◆ Goal of the exercise
Bring together all lines of the material below that contain the string "this".

◆ Information shown
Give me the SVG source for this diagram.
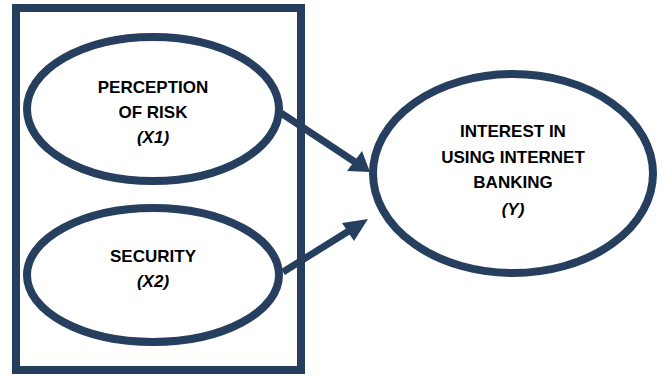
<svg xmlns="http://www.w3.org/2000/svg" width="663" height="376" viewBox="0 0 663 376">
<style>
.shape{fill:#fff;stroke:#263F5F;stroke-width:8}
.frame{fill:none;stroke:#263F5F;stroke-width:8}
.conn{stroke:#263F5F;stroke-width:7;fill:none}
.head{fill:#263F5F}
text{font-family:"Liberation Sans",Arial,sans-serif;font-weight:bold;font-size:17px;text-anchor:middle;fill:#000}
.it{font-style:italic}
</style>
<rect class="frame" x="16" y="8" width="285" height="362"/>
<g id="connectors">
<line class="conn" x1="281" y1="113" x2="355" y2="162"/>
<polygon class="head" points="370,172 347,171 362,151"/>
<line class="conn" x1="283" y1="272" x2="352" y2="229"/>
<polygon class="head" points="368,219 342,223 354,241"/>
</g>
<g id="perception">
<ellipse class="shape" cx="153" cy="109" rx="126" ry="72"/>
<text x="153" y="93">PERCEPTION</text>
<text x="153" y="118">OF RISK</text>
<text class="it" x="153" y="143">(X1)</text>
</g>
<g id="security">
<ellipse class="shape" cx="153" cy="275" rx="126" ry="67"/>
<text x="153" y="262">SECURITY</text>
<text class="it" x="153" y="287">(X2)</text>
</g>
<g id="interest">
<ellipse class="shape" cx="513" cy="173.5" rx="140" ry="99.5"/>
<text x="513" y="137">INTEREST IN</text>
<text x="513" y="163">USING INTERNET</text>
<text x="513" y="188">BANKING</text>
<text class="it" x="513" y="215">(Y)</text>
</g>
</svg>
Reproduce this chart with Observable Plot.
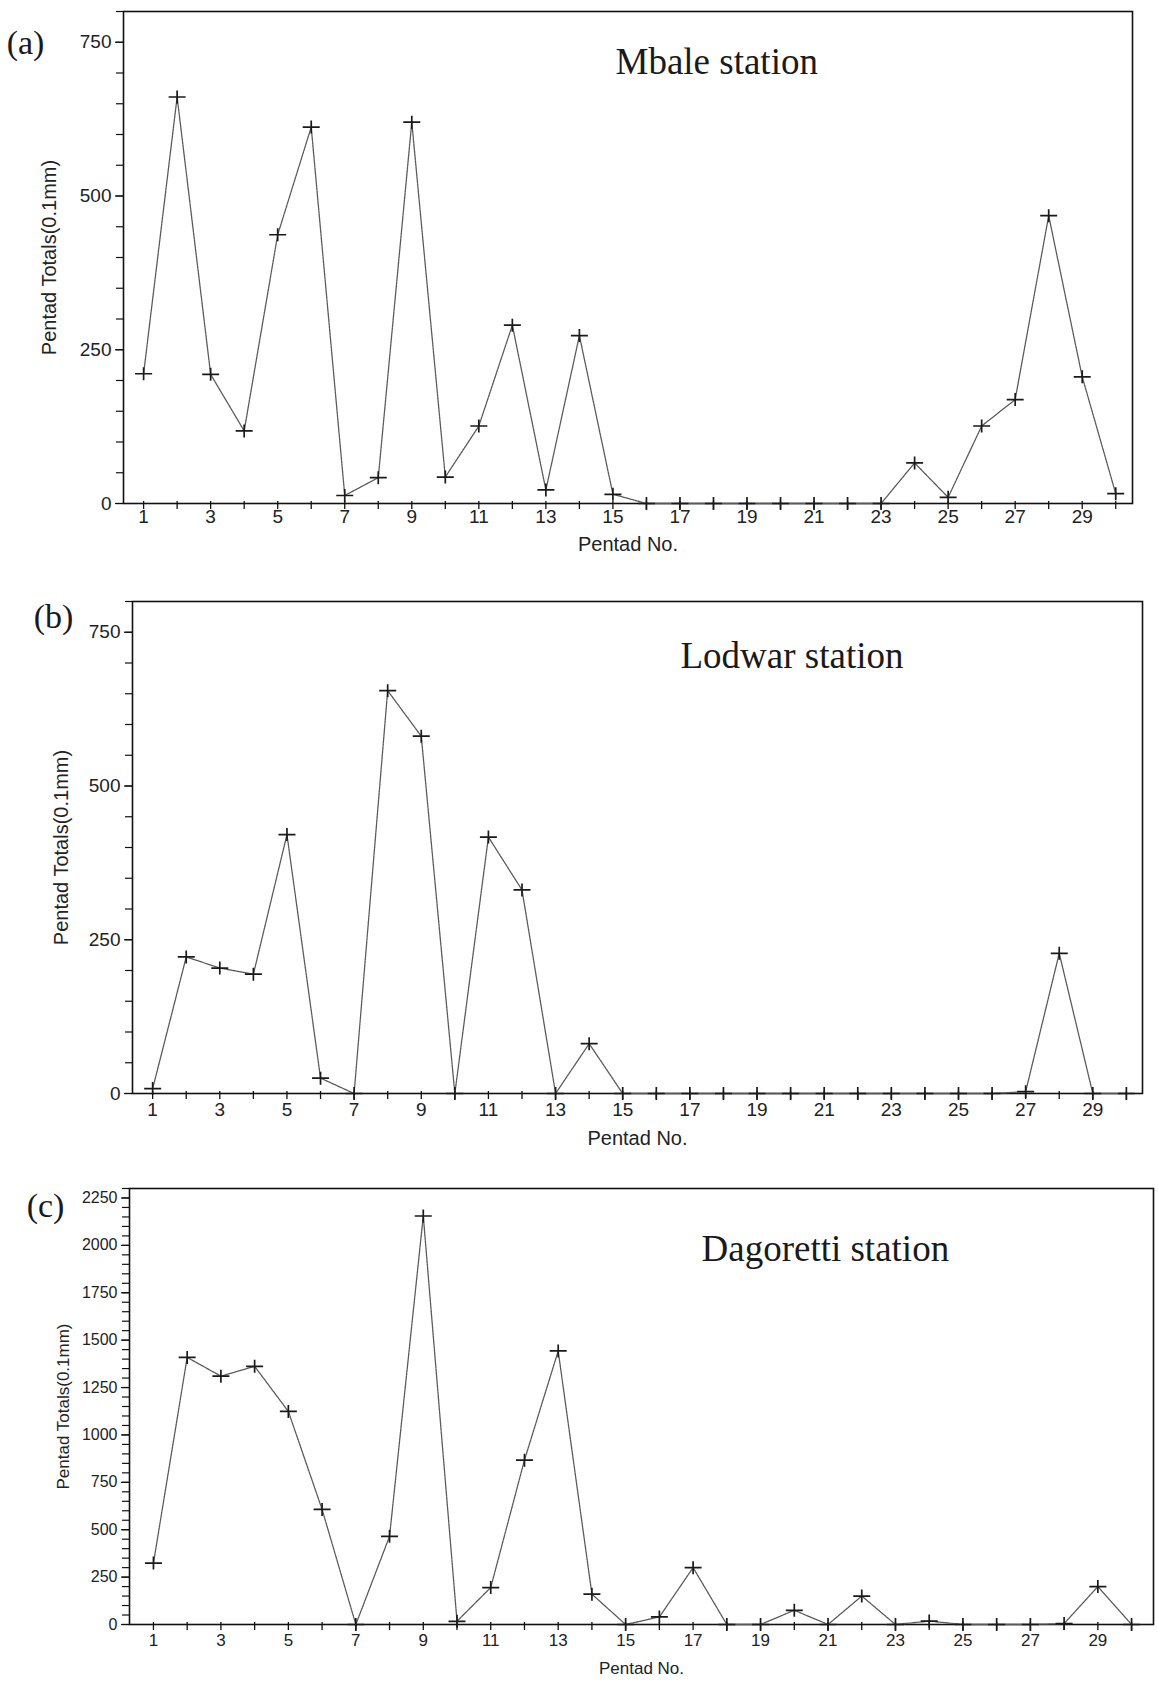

◆ Task output
Give me the SVG source for this diagram.
Reproduce this chart with Observable Plot.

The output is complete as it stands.